### GIVEN RECORDS
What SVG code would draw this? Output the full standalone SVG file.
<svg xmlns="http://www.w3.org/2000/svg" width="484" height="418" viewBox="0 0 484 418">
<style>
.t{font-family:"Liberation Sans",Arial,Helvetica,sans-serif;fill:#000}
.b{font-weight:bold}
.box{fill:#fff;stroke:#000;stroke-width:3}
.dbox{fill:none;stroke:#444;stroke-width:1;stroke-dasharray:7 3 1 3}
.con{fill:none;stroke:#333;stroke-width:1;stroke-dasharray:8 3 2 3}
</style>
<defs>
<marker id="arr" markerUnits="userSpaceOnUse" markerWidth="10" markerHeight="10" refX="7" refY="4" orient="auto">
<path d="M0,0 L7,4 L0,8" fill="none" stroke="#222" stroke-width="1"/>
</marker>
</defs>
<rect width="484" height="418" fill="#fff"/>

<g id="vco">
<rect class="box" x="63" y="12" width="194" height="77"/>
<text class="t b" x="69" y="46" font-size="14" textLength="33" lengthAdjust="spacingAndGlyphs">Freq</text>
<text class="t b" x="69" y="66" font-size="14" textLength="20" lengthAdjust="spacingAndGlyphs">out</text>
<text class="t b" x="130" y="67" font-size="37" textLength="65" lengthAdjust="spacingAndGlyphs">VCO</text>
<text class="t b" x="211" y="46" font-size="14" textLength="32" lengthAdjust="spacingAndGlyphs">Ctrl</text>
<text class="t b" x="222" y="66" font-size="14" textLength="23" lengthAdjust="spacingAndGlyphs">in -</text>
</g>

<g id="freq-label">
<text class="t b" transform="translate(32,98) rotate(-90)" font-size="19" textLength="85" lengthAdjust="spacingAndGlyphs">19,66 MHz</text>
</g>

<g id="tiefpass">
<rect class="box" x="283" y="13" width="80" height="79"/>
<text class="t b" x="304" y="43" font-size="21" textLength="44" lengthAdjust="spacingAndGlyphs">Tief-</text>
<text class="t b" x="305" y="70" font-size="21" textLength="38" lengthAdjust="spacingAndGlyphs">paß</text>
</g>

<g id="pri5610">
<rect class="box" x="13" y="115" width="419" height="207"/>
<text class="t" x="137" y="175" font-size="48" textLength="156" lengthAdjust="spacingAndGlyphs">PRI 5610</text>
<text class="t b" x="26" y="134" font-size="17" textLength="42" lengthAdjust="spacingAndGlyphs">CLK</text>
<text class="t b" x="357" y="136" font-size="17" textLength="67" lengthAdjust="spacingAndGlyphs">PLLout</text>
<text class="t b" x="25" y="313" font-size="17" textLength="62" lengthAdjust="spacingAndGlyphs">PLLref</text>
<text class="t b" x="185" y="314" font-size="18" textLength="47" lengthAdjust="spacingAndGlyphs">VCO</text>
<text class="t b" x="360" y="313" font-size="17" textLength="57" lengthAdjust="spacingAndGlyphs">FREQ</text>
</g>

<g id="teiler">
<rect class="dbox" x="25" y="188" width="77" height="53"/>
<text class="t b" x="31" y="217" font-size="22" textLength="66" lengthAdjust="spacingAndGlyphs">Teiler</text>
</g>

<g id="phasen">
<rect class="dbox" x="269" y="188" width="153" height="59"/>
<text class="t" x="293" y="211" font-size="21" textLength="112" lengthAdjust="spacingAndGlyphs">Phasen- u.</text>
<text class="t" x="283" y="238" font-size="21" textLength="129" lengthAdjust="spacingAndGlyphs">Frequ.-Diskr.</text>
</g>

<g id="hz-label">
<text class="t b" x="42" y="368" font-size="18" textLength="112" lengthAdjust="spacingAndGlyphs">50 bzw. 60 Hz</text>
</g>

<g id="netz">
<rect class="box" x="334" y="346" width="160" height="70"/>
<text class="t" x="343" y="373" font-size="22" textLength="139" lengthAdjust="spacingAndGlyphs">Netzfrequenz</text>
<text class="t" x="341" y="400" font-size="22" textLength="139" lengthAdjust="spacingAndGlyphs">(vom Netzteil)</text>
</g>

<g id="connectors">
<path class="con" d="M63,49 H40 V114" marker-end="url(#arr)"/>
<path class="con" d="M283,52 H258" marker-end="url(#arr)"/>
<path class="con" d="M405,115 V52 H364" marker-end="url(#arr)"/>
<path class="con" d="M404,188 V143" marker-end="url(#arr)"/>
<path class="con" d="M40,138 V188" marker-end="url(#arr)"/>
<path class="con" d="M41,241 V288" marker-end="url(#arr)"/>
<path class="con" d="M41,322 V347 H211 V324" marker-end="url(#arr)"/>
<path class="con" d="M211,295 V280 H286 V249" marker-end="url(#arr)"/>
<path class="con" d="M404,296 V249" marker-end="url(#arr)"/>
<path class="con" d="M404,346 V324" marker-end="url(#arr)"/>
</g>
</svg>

* * *

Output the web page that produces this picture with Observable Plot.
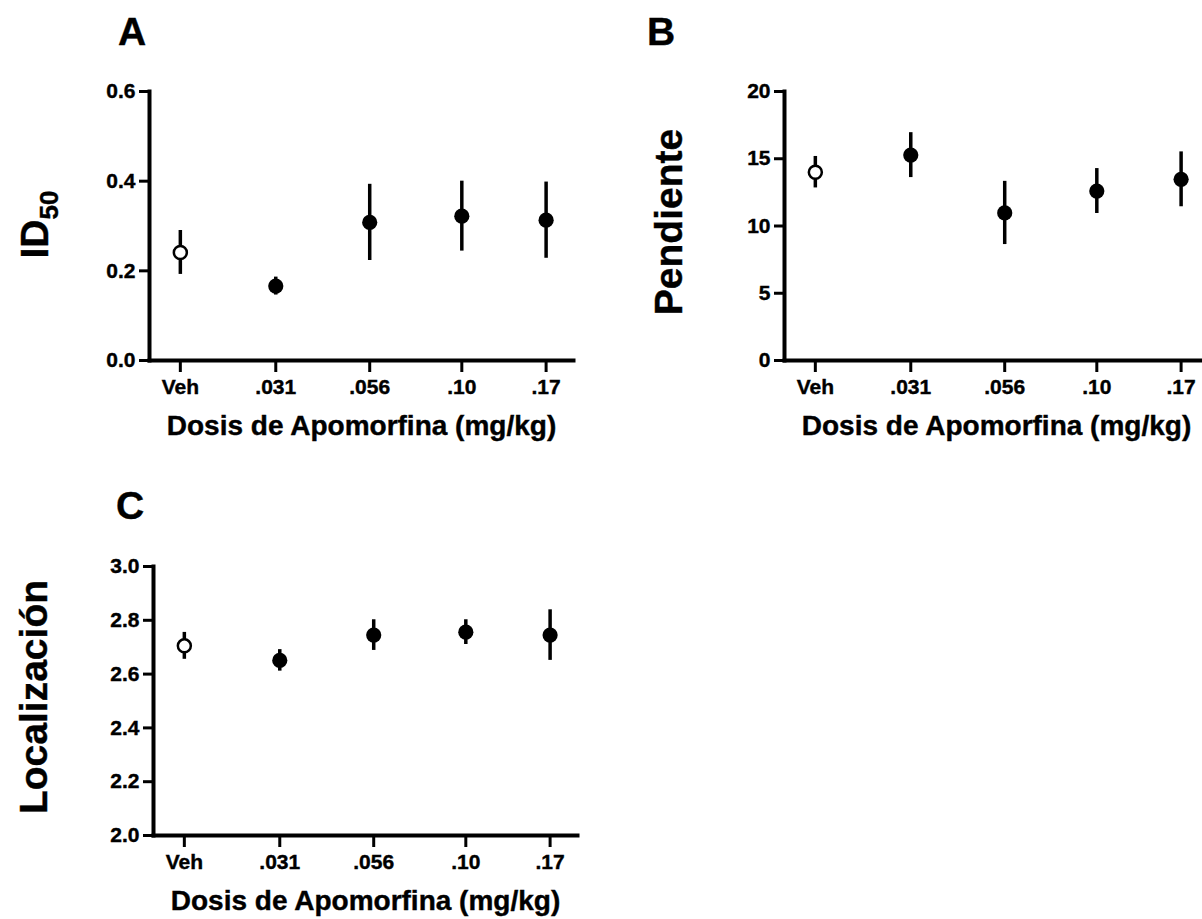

### INSTRUCTION
Find the word "this" in the data and copy out each line where it turns up.

### EXERCISE OUTPUT
What SVG code would draw this? Output the full standalone SVG file.
Output the web page that produces this picture with Observable Plot.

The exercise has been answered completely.